August 17, 2022: Markets drifted in Asia on Wednesday, with investors trying to navigate an uncertain economic landscape as central banks hike interest rates to fight runaway inflation, in turn fuelling fears of a possible recession.
But while officials at the Federal Reserve and its peers are expected to keep tightening monetary policy for the rest of the year, talk is building that they will be able to ease up in 2023 — and maybe even cut rates — if the pace of price rises comes down.
Minutes from the Fed's July meeting will be pored over when they are released later in the day, with investors hoping for some insight into policymakers' thinking and an idea of its plan for next month's gathering.
"We expect the … minutes to have a hawkish tilt," Carol Kong, at Commonwealth Bank of Australia, said. "We would not be surprised if the minutes show (officials) considered a 100 basis points increase in July."
The bank lifted rates by 75 points in both June and July.
Forecast-beating earnings from retail titans Walmart and Home Depot provided optimism that US consumers remain resilient even as inflation remains elevated and borrowing costs are going up.
However, Asia struggled to match the positive lead from Wall Street, with concerns about China's economy dampening appetite.
The country's central bank announced a surprise interest rate cut Monday and a report Tuesday said Premier Li Keqiang called on six key provinces — accounting for about 40 percent of the economy — to bolster pro-growth policies.
However, analysts said markets are more concerned about the debilitating impact of lockdowns and other strict containment measures implemented as part of the government's zero-Covid strategy.
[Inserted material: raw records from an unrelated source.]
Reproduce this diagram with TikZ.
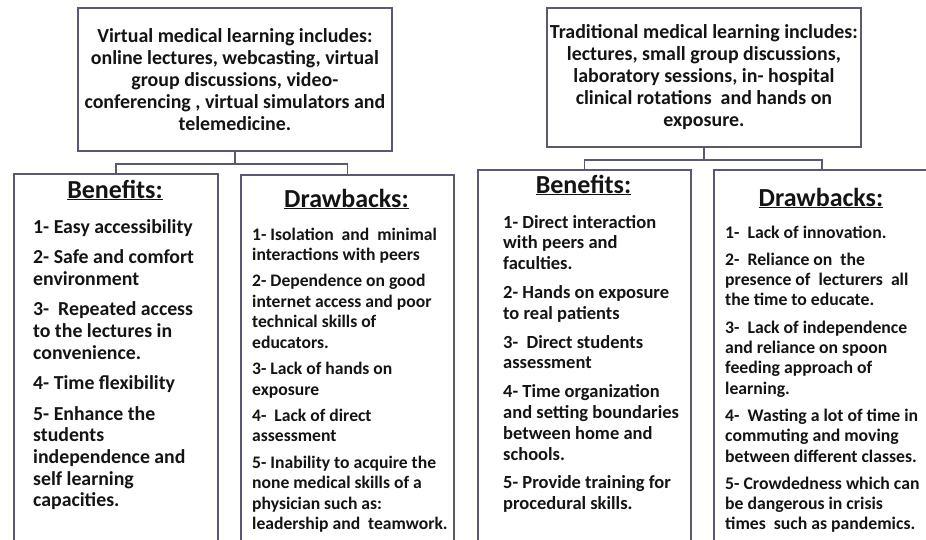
\documentclass[tikz,border=0pt]{standalone}
\usepackage{fontspec}
\setmainfont{Carlito}
\usetikzlibrary{calc}
\definecolor{edge}{HTML}{5B5870}
\definecolor{ink}{HTML}{141414}
\newcommand{\blist}[4]{\parbox[t]{#1}{\fontsize{#2}{#3}\selectfont\bfseries\raggedright #4}}
\tikzset{
  panel/.style={draw=edge, line width=1.8pt, fill=white, inner sep=0pt, anchor=north west},
  topbox/.style={panel, align=center, font=\fontsize{19.9}{22}\selectfont\bfseries, text=ink},
  head/.style={anchor=base, inner sep=0pt, text=ink, font=\fontsize{26}{30}\selectfont\bfseries},
  body/.style={anchor=base west, inner sep=0pt, text=ink},
  conn/.style={draw=edge, line width=1.8pt}
}
\begin{document}
\begin{tikzpicture}[x=1pt,y=-1pt]
\useasboundingbox[fill=white] (0,0) rectangle (926,539);
% top boxes
\node[topbox, minimum width=314pt, minimum height=143pt] (tl) at (77,7)
  {Virtual medical learning includes:\\ online lectures, webcasting, virtual\\ group discussions, video-\\ conferencing , virtual simulators and\\ telemedicine.};
\node[topbox, minimum width=314pt, minimum height=139pt] (tr) at (546,7)
  {Traditional medical learning includes:\\ lectures, small group discussions,\\ laboratory sessions, in- hospital\\ clinical rotations \ and hands on\\ exposure.};
% lower boxes
\node[panel, minimum width=204pt, minimum height=400pt] (lb) at (13,173) {};
\node[panel, minimum width=213pt, minimum height=400pt] (ld) at (240,174) {};
\node[panel, minimum width=213pt, minimum height=400pt] (rb) at (477,169) {};
\node[panel, minimum width=216pt, minimum height=400pt] (rd) at (713,169) {};
% headings
\node[head] (lbh) at (115,198) {\underline{Benefits:}};
\node[head] (ldh) at (346.5,207) {\underline{Drawbacks:}};
\node[head] (rbh) at (583.5,193) {\underline{Benefits:}};
\node[head] (rdh) at (821,206) {\underline{Drawbacks:}};
% lists
\node[body] (lbt) at (33,233) {\blist{200pt}{19.8}{21.6}{%
1- Easy accessibility\\[9pt]
2- Safe and comfort\\ environment\\[9pt]
3-\ \ Repeated access\\ to the lectures in\\ convenience.\\[9pt]
4- Time flexibility\\[9pt]
5- Enhance the\\ students\\ independence and\\ self learning\\ capacities.}};
\node[body] (ldt) at (252,240) {\blist{220pt}{17.6}{20.6}{%
1- Isolation \ and \ minimal\\ interactions with peers\\[5.5pt]
2- Dependence on good\\ internet access and poor\\ technical skills of\\ educators.\\[5.5pt]
3- Lack of hands on\\ exposure\\[5.5pt]
4-\ \ Lack of direct\\ assessment\\[5.5pt]
5- Inability to acquire the\\ none medical skills of a\\ physician such as:\\ leadership and \ teamwork.}};
\node[body] (rbt) at (503,228) {\blist{220pt}{18.5}{20.8}{%
1- Direct interaction\\ with peers and\\ faculties.\\[8pt]
2- Hands on exposure\\ to real patients\\[8pt]
3-\ \ Direct students\\ assessment\\[8pt]
4- Time organization\\ and setting boundaries\\ between home and\\ schools.\\[8pt]
5- Provide training for\\ procedural skills.}};
\node[body] (rdt) at (725,238) {\blist{220pt}{17.7}{20.3}{%
1-\ \ Lack of innovation.\\[7pt]
2-\ \ Reliance on \ the\\ presence of \ lecturers \ all\\ the time to educate.\\[7pt]
3-\ \ Lack of independence\\ and reliance on spoon\\ feeding approach of\\ learning.\\[7pt]
4-\ \ Wasting a lot of time in\\ commuting and moving\\ between different classes.\\[7pt]
5- Crowdedness which can\\ be dangerous in crisis\\ times \ such as pandemics.}};
% connectors
\draw[conn] (tl.south) -- ++(0,12) coordinate (lj);
\draw[conn] (lb.north) |- (lj) -| (ld.north);
\draw[conn] (tr.south) -- ++(0,12) coordinate (rj);
\draw[conn] (rb.north) |- (rj) -| (rd.north);
\end{tikzpicture}
\end{document}
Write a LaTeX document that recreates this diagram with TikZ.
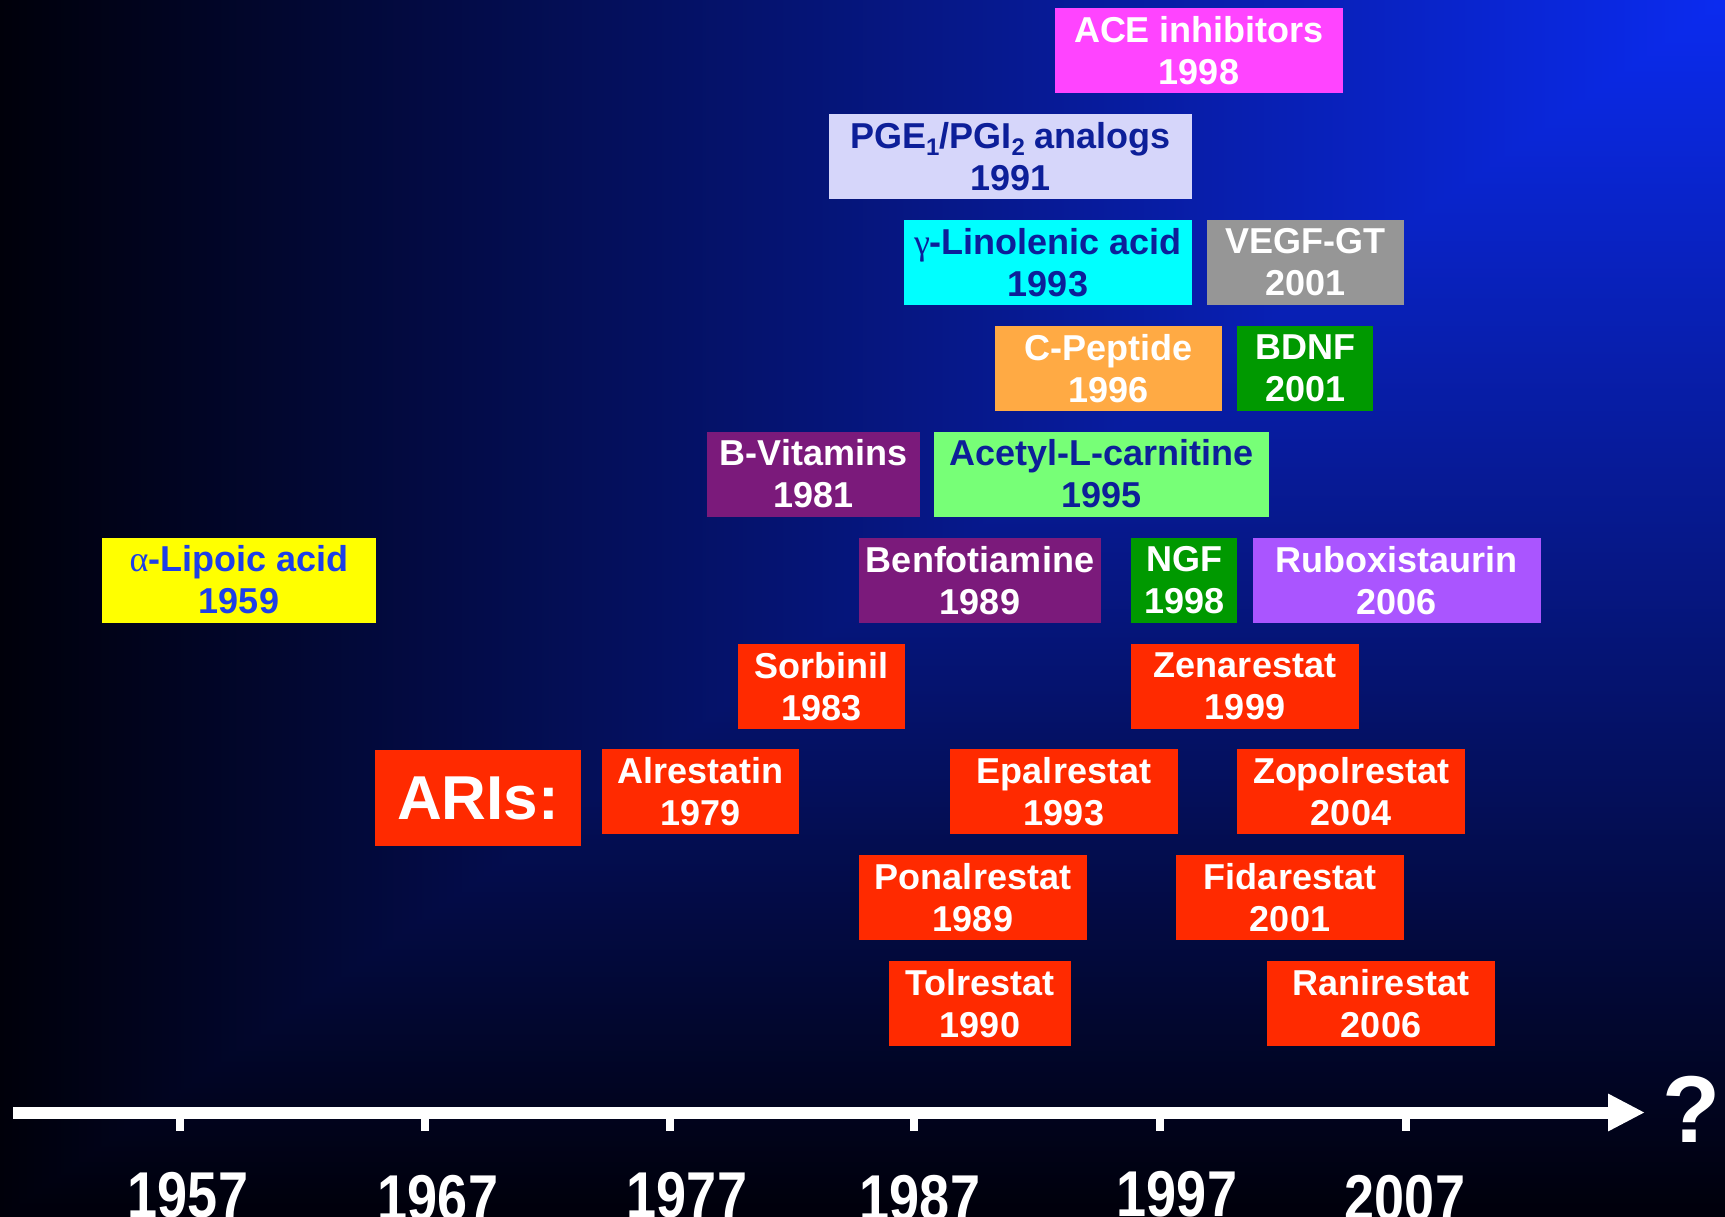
\documentclass[tikz,border=0pt]{standalone}
\usepackage{fontspec}
\setmainfont{Liberation Sans}
\newfontfamily\greekface{Liberation Serif}
\usepackage{xcolor}
\usepackage{tikz}
\usetikzlibrary{arrows.meta,positioning}

\definecolor{bgnear}{HTML}{0B2BF0}
\definecolor{bgmid}{HTML}{00138E}
\definecolor{bgfar}{HTML}{00000A}
\definecolor{arired}{HTML}{FF2A00}
\definecolor{acepink}{HTML}{FF44FF}
\definecolor{pgelilac}{HTML}{D6D6FA}
\definecolor{glacyan}{HTML}{00FFFF}
\definecolor{vegfgrey}{HTML}{969696}
\definecolor{cpeporange}{HTML}{FFAA44}
\definecolor{nfgreen}{HTML}{009900}
\definecolor{vitpurple}{HTML}{7B1A7B}
\definecolor{alcgreen}{HTML}{77FF77}
\definecolor{alayellow}{HTML}{FFFF00}
\definecolor{rbxviolet}{HTML}{AA55FF}
\definecolor{inkblue}{HTML}{0D1F99}
\definecolor{alablue}{HTML}{1E3FE8}

\newcommand{\drugfont}{\fontsize{36}{42}\selectfont\bfseries}
\newcommand{\lowidx}[1]{\raisebox{-7pt}{\fontsize{24}{24}\selectfont #1}}

\tikzset{
  drug/.style={rectangle, inner sep=0pt, minimum height=85pt, align=center,
               font=\drugfont, text=white},
  ari/.style={drug, fill=arired},
  darkink/.style={drug, text=inkblue},
  yearlbl/.style={font=\fontsize{54}{54}\selectfont\bfseries, text=white,
                  anchor=base, inner sep=0pt},
  axisline/.style={draw=white, line width=12pt, -{Triangle[length=37pt, width=35pt]}},
  tickmark/.style={draw=white, line width=8pt}
}

\begin{document}
\begin{tikzpicture}[x=1pt, y=-1pt]
\useasboundingbox (0,0) rectangle (1725,1217);
\clip (0,0) rectangle (1725,1217);

% --- background, brightest in the top right corner
\shade[left color=bgfar, middle color=bgmid, right color=bgnear] (0,0) rectangle (1725,1217);
\shade[top color=bgnear, middle color=bgmid, bottom color=bgfar] (1725,0) -- (1725,1217) -- (0,1217) -- cycle;

% --- other treatments
\node[drug, fill=acepink, minimum width=288pt] (ace) at (1199,50.8) {ACE inhibitors\\1998};
\node[darkink, fill=pgelilac, minimum width=363pt] (pge) at (1010.5,157) {PGE\lowidx{1}/PGI\lowidx{2} analogs\\1991};
\node[darkink, fill=glacyan, minimum width=288pt] (gla) at (1048,262.5) {{\greekface\mdseries γ}-Linolenic acid\\1993};
\node[drug, fill=vegfgrey, minimum width=197pt, right=15pt of gla] (vegf) {VEGF-GT\\2001};
\node[drug, fill=cpeporange, minimum width=227pt] (cpep) at (1108.5,368.5) {C-Peptide\\1996};
\node[drug, fill=nfgreen, minimum width=136pt, right=15pt of cpep] (bdnf) {BDNF\\2001};
\node[drug, fill=vitpurple, minimum width=213pt] (bvit) at (813.5,474) {B-Vitamins\\1981};
\node[darkink, fill=alcgreen, minimum width=335pt, right=14pt of bvit] (alc) {Acetyl-L-carnitine\\1995};
\node[drug, text=alablue, fill=alayellow, minimum width=274pt] (ala) at (239,580) {{\greekface\mdseries α}-Lipoic acid\\1959};
\node[drug, fill=vitpurple, minimum width=242pt] (benfo) at (980,580.5) {Benfotiamine\\1989};
\node[drug, fill=nfgreen, minimum width=106pt, right=30pt of benfo] (ngf) {NGF\\1998};
\node[drug, fill=rbxviolet, minimum width=288pt, right=15pt of ngf] (rbx) {Ruboxistaurin\\2006};

% --- aldose reductase inhibitors
\node[ari, minimum height=96pt, minimum width=206pt, font=\fontsize{62}{62}\selectfont\bfseries] (aris) at (478,798) {ARIs:};
\node[ari, minimum width=167pt] (sorb) at (821.5,686.5) {Sorbinil\\1983};
\node[ari, minimum width=228pt] (zena) at (1245,686.5) {Zenarestat\\1999};
\node[ari, minimum width=197pt] (alre) at (700.5,791.5) {Alrestatin\\1979};
\node[ari, minimum width=228pt] (epal) at (1064,791.5) {Epalrestat\\1993};
\node[ari, minimum width=228pt] (zopo) at (1351,791.5) {Zopolrestat\\2004};
\node[ari, minimum width=228pt] (pona) at (973,897.5) {Ponalrestat\\1989};
\node[ari, minimum width=228pt] (fida) at (1290,897.5) {Fidarestat\\2001};
\node[ari, minimum width=182pt] (tolr) at (980,1003.5) {Tolrestat\\1990};
\node[ari, minimum width=228pt] (rani) at (1381,1003.5) {Ranirestat\\2006};

% --- time axis
\coordinate (axstart) at (13,1112.5);
\coordinate (axend) at (1645,1112.5);
\foreach \tx/\yr/\lx/\ly in {180/1957/188/1217, 425/1967/438/1220, 670/1977/687/1217,
                             914/1987/920/1220, 1160/1997/1177/1216, 1406/2007/1405/1220}{
  \coordinate (tk\yr) at (\tx,1112);
  \coordinate (tkend\yr) at (\tx,1131);
  \draw[tickmark] (tk\yr) -- (tkend\yr);
  \node[yearlbl] (yr\yr) at (\lx,\ly) {\scalebox{1}[1.2]{\yr}};
}
\draw[axisline] (axstart) -- (axend);
\node[font=\fontsize{95}{95}\selectfont\bfseries, text=white, anchor=base, inner sep=0pt] (ask) at (1691.5,1142) {?};
\end{tikzpicture}
\end{document}
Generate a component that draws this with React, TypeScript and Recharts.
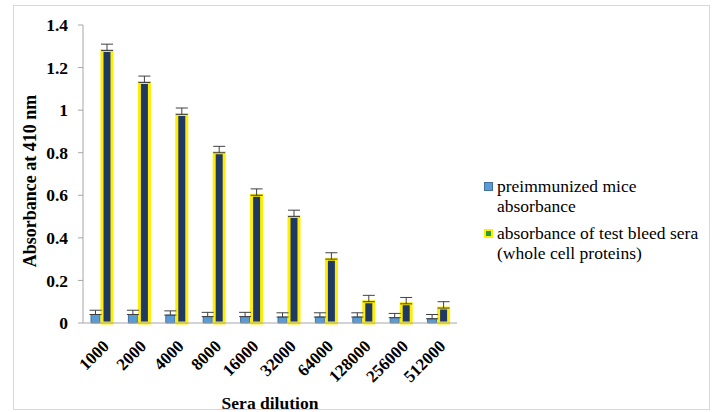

"Visibility over the evolution of China's zero-Covid policy is low and recent messaging has suggested virus containment remains a top policy priority of the country," said Adam Montanaro, investment director of global emerging markets equities at abrdn.
"Not only do investors hate uncertainty, but the negative economic impact of this policy is increasingly visible."
Hong Kong was flat and Shanghai slipped, while there were also losses in Seoul and Wellington.
Tokyo, Singapore, Taipei and Manila rose.
Equities have enjoyed several weeks of gains since hitting their June lows, and while the initial bounce was broadly seen as a bear market rally there is a hope that they may have already reached their nadir.
"It looks like a bottom, acts like a bottom, and trades like a bottom, then it probably is a bottom," said OANDA's Edward Moya in a note.
"Bear market rally calls are suddenly becoming quiet these days. The risks of the Fed sending the economy into a recession are easing as inflation is slowly coming down.
"The Fed's soft landing seems achievable and that has allowed this rally to continue."